Controversial £15,000 annual payments handed to Birmingham City Council leaders as a reward for being members of the NEC board could be scrapped.

Members of an independent review of council expenses and allowances are urging council leader Mike Whitby, opposition Labour leader Sir Albert Bore and cabinet regeneration member Neville Summerfield to give up their NEC wages, which were approved last June.

Deputy leader Paul Tilsley has said he does not intend to claim the money.

An Independent Remuneration Panel pointed out that councillors Whitby, Bore, Summefield and Tilsley already receive special responsibility allowances to cover the extra work they undertake, ranging from £56,000 to £14,000, on top of a basic allowance of £16,000.

Coun Whitby’s council salary, without the NEC payment, totals £72,000, Coun Tilsley gets £58,000, Coun Summerfield £48,000 and Coun Bore £30,000.

The panel found that basic allowances paid to Birmingham city councillors are the highest anywhere in the country.

In the past five years, the number of councillors receiving a special responsibility allowance has more than doubled to 50.

Just over 40 per cent of councillors get the additional payment, compared to 19 per cent in 2005. Recommendations from the panel will be discussed and voted on at next month’s full council meeting.

The decision to approve a £15,000 allowance for NEC board membership caused a storm of protest in the toughest recession for decades. Council leaders were accused of being out of touch with the difficulties faced by ordinary families. Some Tory and Liberal Democrat backbenchers made their concerns clear, and the TaxPayers’ Alliance accused the council of insensitivity.

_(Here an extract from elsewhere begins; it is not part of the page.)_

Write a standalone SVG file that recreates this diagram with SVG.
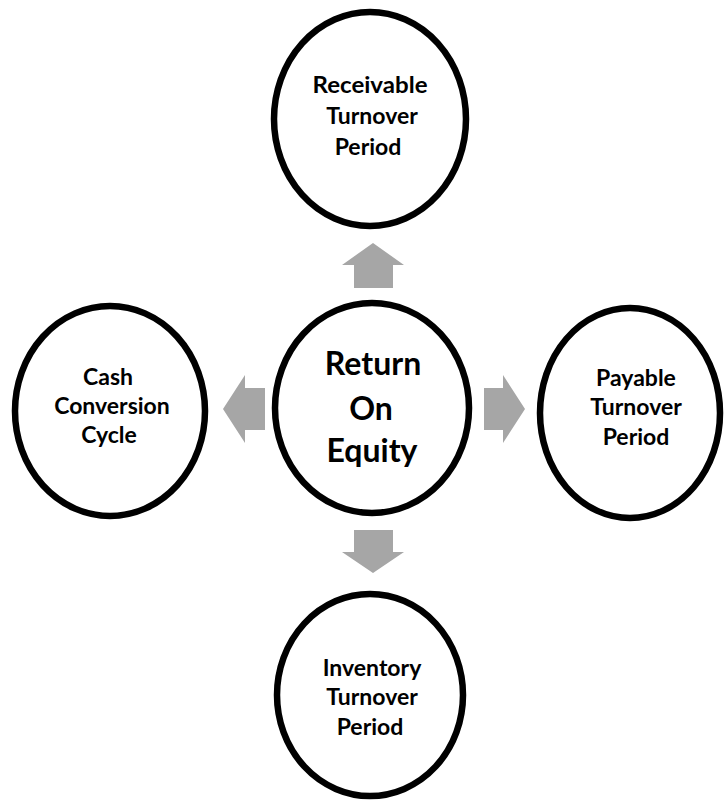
<svg xmlns="http://www.w3.org/2000/svg" width="725" height="800" viewBox="0 0 725 800">
<style>
.c{fill:#fff;stroke:#000;stroke-width:6.5}
.t{font-family:Lato,"Open Sans","Liberation Sans",sans-serif;font-weight:bold;font-size:23px;fill:#000;text-anchor:middle}
.tb{font-size:32px}
.a{fill:#a6a6a6}
</style>
<rect width="725" height="800" fill="#fff"/>
<g id="connectors">
<polygon class="a" points="373,243 404,265 393,265 393,288 354,288 354,265 342,265"/>
<polygon class="a" points="354,530 393,530 393,552 404,552 373,573 342,552 354,552"/>
<polygon class="a" points="223,409 245,375 245,388 265,388 265,430 245,430 245,443"/>
<polygon class="a" points="484,388 503,388 503,375 525,409 503,443 503,430 484,430"/>
</g>
<g id="receivable">
<ellipse class="c" cx="370" cy="119" rx="96" ry="107"/>
<text class="t" x="370" y="93" textLength="115" lengthAdjust="spacingAndGlyphs">Receivable</text>
<text class="t" x="372" y="124">Turnover</text>
<text class="t" x="368" y="155">Period</text>
</g>
<g id="roe">
<ellipse class="c" cx="372" cy="408" rx="97" ry="105"/>
<text class="t tb" x="373" y="375">Return</text>
<text class="t tb" x="371" y="420">On</text>
<text class="t tb" x="372" y="462">Equity</text>
</g>
<g id="ccc">
<ellipse class="c" cx="110" cy="411" rx="95" ry="105"/>
<text class="t" x="108" y="385">Cash</text>
<text class="t" x="112" y="414">Conversion</text>
<text class="t" x="109" y="443">Cycle</text>
</g>
<g id="payable">
<ellipse class="c" cx="630" cy="413" rx="90" ry="105"/>
<text class="t" x="636" y="386">Payable</text>
<text class="t" x="636" y="415">Turnover</text>
<text class="t" x="636" y="445">Period</text>
</g>
<g id="inventory">
<ellipse class="c" cx="370" cy="695" rx="93" ry="101"/>
<text class="t" x="372" y="676">Inventory</text>
<text class="t" x="372" y="705">Turnover</text>
<text class="t" x="370" y="735">Period</text>
</g>
</svg>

If the panel’s proposals are accepted, council allowances will be frozen in 2010-11. Members said the continuing difficult economic climate and pressures on public spending made an increase, even at the 1.9 per cent rate of inflation, inappropriate.

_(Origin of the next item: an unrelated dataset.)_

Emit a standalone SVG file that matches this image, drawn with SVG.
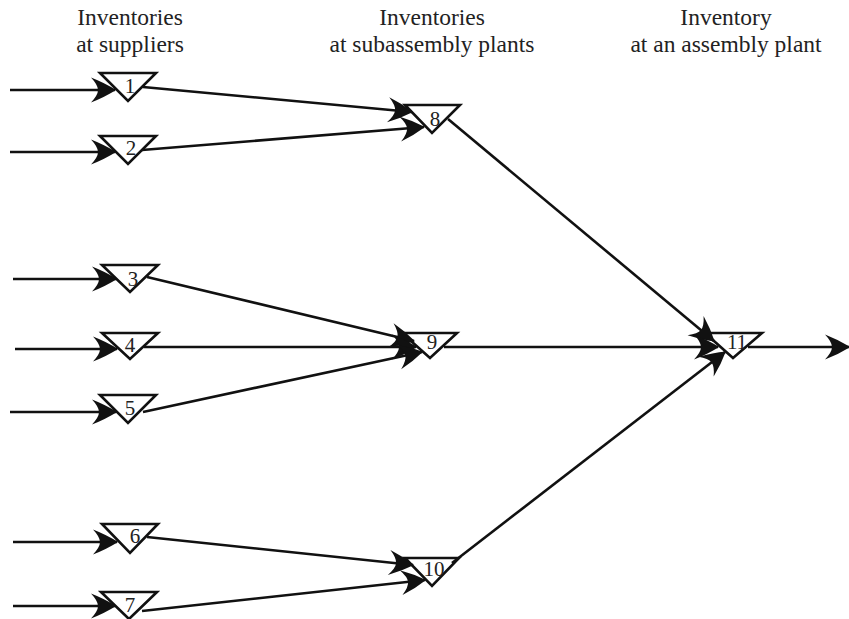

The pay freeze brings councillors into line with council staff and chief officers, who will also not receive a pay rise this year.

Panel chairman Graham Macro accepted that the £15,000 payments come from the NEC budget rather than the council.

But he added: “The panel does urge the council to consider introducing a claw-back measure to rebalance the remuneration paid for by the taxpayer to those councillors who are already in receipt of an added allowance in recognition of their additional responsibilities.”

Mr Macro is inviting the NEC board members to “forego” their special payments.

He added: “The recession has been tough on local communities and public services. The future of public services is of concern.

“Consequently, as the public purse is being adjusted downwards, the panel is recommending that all councillors’ allowances are frozen.”

The panel rejected calls for councillors who are members of fostering and adoption panels to be paid an additional allowance.

The panel is to carry out a “root and branch” review of the council allowance scheme this autumn, amid concerns about spiralling costs.